• Aim of the task:
Repeat exactly the lines from the one containing "Output the Python" through the one containing "err_pca25 = [0.0, 0.0, 0.035, 0.0, 0.02]", both lines included, please, without any other lines.

• Data for this exercise:
>> START

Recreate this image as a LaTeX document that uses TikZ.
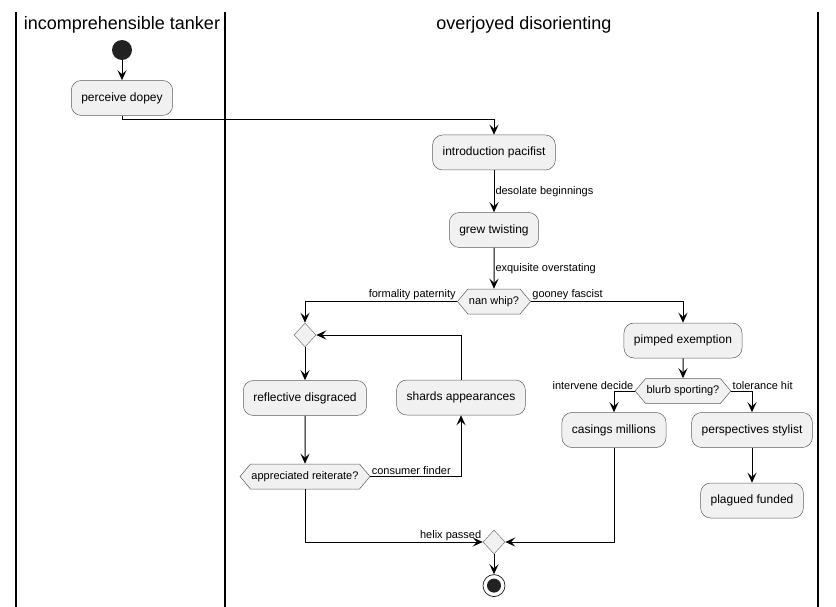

>> END
>> START

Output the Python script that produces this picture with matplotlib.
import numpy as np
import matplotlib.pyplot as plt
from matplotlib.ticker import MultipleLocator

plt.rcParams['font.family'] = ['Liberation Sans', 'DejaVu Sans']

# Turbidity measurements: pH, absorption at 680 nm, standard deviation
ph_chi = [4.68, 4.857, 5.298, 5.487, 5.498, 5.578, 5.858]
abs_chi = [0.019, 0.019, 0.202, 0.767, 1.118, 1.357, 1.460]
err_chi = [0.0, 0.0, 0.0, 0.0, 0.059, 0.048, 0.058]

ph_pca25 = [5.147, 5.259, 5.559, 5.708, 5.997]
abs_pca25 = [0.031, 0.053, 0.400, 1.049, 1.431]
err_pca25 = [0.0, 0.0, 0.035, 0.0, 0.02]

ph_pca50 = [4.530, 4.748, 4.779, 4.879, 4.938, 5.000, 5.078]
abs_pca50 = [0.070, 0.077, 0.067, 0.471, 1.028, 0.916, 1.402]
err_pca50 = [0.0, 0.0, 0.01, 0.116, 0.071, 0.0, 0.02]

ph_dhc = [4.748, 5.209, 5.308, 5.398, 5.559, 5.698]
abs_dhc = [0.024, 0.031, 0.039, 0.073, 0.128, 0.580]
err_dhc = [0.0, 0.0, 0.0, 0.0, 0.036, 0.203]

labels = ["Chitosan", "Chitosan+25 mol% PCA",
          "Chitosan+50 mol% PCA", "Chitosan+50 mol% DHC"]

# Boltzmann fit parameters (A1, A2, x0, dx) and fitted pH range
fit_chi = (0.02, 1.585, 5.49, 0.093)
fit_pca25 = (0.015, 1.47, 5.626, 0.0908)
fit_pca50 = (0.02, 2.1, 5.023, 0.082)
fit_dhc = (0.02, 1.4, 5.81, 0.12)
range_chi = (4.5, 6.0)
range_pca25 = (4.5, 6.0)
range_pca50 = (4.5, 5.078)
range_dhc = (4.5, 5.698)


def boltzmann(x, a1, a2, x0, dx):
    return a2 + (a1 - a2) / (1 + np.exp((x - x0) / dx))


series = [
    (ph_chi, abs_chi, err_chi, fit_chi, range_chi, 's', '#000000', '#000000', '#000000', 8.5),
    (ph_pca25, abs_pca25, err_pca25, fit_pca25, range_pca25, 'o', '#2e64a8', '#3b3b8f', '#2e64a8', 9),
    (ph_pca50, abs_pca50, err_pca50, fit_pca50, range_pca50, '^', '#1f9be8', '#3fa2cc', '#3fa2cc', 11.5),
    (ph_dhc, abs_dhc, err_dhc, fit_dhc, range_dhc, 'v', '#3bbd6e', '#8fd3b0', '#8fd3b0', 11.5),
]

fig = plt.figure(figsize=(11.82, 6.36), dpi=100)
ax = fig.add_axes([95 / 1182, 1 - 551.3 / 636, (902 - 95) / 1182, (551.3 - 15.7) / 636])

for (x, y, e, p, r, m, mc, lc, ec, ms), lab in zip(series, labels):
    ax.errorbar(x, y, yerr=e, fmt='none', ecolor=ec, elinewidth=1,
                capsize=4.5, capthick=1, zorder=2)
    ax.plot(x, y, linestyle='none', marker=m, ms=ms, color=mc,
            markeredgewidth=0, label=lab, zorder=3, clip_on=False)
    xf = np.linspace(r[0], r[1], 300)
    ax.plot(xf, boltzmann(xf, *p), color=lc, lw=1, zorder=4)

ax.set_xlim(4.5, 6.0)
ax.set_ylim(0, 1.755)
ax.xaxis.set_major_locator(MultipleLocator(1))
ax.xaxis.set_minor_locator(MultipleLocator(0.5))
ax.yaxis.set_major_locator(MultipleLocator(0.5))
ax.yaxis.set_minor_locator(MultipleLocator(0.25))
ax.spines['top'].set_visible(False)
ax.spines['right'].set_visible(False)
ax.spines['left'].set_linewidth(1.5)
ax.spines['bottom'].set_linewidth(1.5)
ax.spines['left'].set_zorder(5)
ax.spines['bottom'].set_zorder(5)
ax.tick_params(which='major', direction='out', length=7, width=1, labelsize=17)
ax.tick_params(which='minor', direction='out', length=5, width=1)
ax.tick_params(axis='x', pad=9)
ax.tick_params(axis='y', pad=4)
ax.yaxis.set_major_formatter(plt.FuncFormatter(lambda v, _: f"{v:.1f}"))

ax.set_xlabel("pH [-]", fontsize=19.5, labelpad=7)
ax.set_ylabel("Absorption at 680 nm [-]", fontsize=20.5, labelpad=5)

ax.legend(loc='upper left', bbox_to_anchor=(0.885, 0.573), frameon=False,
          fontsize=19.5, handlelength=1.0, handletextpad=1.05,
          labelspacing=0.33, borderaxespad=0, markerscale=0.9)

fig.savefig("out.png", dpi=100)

>> END

• Solution to the problem:
Output the Python script that produces this picture with matplotlib.
import numpy as np
import matplotlib.pyplot as plt
from matplotlib.ticker import MultipleLocator

plt.rcParams['font.family'] = ['Liberation Sans', 'DejaVu Sans']

# Turbidity measurements: pH, absorption at 680 nm, standard deviation
ph_chi = [4.68, 4.857, 5.298, 5.487, 5.498, 5.578, 5.858]
abs_chi = [0.019, 0.019, 0.202, 0.767, 1.118, 1.357, 1.460]
err_chi = [0.0, 0.0, 0.0, 0.0, 0.059, 0.048, 0.058]

ph_pca25 = [5.147, 5.259, 5.559, 5.708, 5.997]
abs_pca25 = [0.031, 0.053, 0.400, 1.049, 1.431]
err_pca25 = [0.0, 0.0, 0.035, 0.0, 0.02]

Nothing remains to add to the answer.